**INSTRUCTIONS TO FOLLOW:**
The material below should be written out in full and exactly; pictures stay out of the copy.

↓

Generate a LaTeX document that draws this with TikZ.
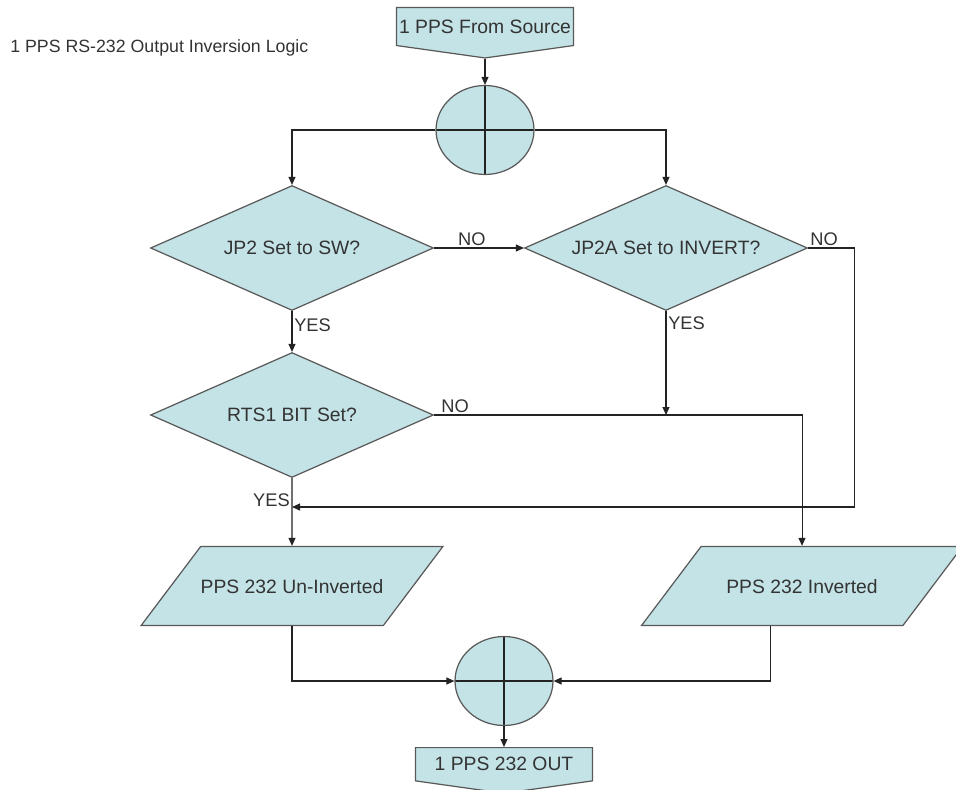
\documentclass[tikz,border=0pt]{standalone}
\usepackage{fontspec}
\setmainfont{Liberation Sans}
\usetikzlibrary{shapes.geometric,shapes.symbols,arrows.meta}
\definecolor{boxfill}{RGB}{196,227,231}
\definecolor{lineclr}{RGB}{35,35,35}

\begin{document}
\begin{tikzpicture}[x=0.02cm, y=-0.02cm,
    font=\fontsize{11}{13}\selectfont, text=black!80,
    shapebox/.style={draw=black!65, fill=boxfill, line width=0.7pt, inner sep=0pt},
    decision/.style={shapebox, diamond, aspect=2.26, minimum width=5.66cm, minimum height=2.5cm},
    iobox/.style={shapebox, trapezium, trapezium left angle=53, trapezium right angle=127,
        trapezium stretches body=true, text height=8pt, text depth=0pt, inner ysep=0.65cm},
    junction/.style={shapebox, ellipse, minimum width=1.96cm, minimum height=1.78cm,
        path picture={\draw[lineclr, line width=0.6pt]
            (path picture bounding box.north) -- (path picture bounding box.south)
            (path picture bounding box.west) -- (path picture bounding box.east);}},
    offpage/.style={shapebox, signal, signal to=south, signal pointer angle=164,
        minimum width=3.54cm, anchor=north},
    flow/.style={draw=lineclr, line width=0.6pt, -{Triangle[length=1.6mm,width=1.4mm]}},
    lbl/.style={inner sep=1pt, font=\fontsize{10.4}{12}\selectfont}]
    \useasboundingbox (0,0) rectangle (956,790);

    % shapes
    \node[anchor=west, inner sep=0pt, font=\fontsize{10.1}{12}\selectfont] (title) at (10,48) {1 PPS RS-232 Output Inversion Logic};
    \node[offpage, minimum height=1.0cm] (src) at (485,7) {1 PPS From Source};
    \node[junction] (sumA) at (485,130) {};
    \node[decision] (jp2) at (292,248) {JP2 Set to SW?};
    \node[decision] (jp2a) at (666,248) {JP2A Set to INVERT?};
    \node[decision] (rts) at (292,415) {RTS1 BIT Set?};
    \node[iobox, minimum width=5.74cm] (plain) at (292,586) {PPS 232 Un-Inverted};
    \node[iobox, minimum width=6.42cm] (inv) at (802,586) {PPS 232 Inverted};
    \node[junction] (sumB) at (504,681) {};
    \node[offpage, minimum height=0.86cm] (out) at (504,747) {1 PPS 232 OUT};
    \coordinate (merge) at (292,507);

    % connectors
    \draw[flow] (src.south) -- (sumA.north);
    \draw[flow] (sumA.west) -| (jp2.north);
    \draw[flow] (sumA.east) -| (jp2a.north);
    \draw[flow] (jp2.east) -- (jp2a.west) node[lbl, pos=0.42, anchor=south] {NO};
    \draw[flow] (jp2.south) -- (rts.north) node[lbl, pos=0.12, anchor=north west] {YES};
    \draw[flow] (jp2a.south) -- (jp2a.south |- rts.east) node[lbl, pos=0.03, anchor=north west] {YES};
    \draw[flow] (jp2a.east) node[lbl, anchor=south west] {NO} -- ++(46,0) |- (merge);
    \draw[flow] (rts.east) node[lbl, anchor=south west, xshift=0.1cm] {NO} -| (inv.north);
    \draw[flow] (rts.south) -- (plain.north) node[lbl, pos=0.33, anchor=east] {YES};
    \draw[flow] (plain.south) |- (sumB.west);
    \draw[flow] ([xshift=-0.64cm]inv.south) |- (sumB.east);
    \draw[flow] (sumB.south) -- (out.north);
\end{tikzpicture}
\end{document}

↑

**EXERCISE SOLUTION:**
Generate a LaTeX document that draws this with TikZ.
\documentclass[tikz,border=0pt]{standalone}
\usepackage{fontspec}
\setmainfont{Liberation Sans}
\usetikzlibrary{shapes.geometric,shapes.symbols,arrows.meta}
\definecolor{boxfill}{RGB}{196,227,231}
\definecolor{lineclr}{RGB}{35,35,35}

\begin{document}
\begin{tikzpicture}[x=0.02cm, y=-0.02cm,
    font=\fontsize{11}{13}\selectfont, text=black!80,
    shapebox/.style={draw=black!65, fill=boxfill, line width=0.7pt, inner sep=0pt},
    decision/.style={shapebox, diamond, aspect=2.26, minimum width=5.66cm, minimum height=2.5cm},
    iobox/.style={shapebox, trapezium, trapezium left angle=53, trapezium right angle=127,
        trapezium stretches body=true, text height=8pt, text depth=0pt, inner ysep=0.65cm},
    junction/.style={shapebox, ellipse, minimum width=1.96cm, minimum height=1.78cm,
        path picture={\draw[lineclr, line width=0.6pt]
            (path picture bounding box.north) -- (path picture bounding box.south)
            (path picture bounding box.west) -- (path picture bounding box.east);}},
    offpage/.style={shapebox, signal, signal to=south, signal pointer angle=164,
        minimum width=3.54cm, anchor=north},
    flow/.style={draw=lineclr, line width=0.6pt, -{Triangle[length=1.6mm,width=1.4mm]}},
    lbl/.style={inner sep=1pt, font=\fontsize{10.4}{12}\selectfont}]
    \useasboundingbox (0,0) rectangle (956,790);

    % shapes
    \node[anchor=west, inner sep=0pt, font=\fontsize{10.1}{12}\selectfont] (title) at (10,48) {1 PPS RS-232 Output Inversion Logic};
    \node[offpage, minimum height=1.0cm] (src) at (485,7) {1 PPS From Source};
    \node[junction] (sumA) at (485,130) {};
    \node[decision] (jp2) at (292,248) {JP2 Set to SW?};
    \node[decision] (jp2a) at (666,248) {JP2A Set to INVERT?};
    \node[decision] (rts) at (292,415) {RTS1 BIT Set?};
    \node[iobox, minimum width=5.74cm] (plain) at (292,586) {PPS 232 Un-Inverted};
    \node[iobox, minimum width=6.42cm] (inv) at (802,586) {PPS 232 Inverted};
    \node[junction] (sumB) at (504,681) {};
    \node[offpage, minimum height=0.86cm] (out) at (504,747) {1 PPS 232 OUT};
    \coordinate (merge) at (292,507);

    % connectors
    \draw[flow] (src.south) -- (sumA.north);
    \draw[flow] (sumA.west) -| (jp2.north);
    \draw[flow] (sumA.east) -| (jp2a.north);
    \draw[flow] (jp2.east) -- (jp2a.west) node[lbl, pos=0.42, anchor=south] {NO};
    \draw[flow] (jp2.south) -- (rts.north) node[lbl, pos=0.12, anchor=north west] {YES};
    \draw[flow] (jp2a.south) -- (jp2a.south |- rts.east) node[lbl, pos=0.03, anchor=north west] {YES};
    \draw[flow] (jp2a.east) node[lbl, anchor=south west] {NO} -- ++(46,0) |- (merge);
    \draw[flow] (rts.east) node[lbl, anchor=south west, xshift=0.1cm] {NO} -| (inv.north);
    \draw[flow] (rts.south) -- (plain.north) node[lbl, pos=0.33, anchor=east] {YES};
    \draw[flow] (plain.south) |- (sumB.west);
    \draw[flow] ([xshift=-0.64cm]inv.south) |- (sumB.east);
    \draw[flow] (sumB.south) -- (out.north);
\end{tikzpicture}
\end{document}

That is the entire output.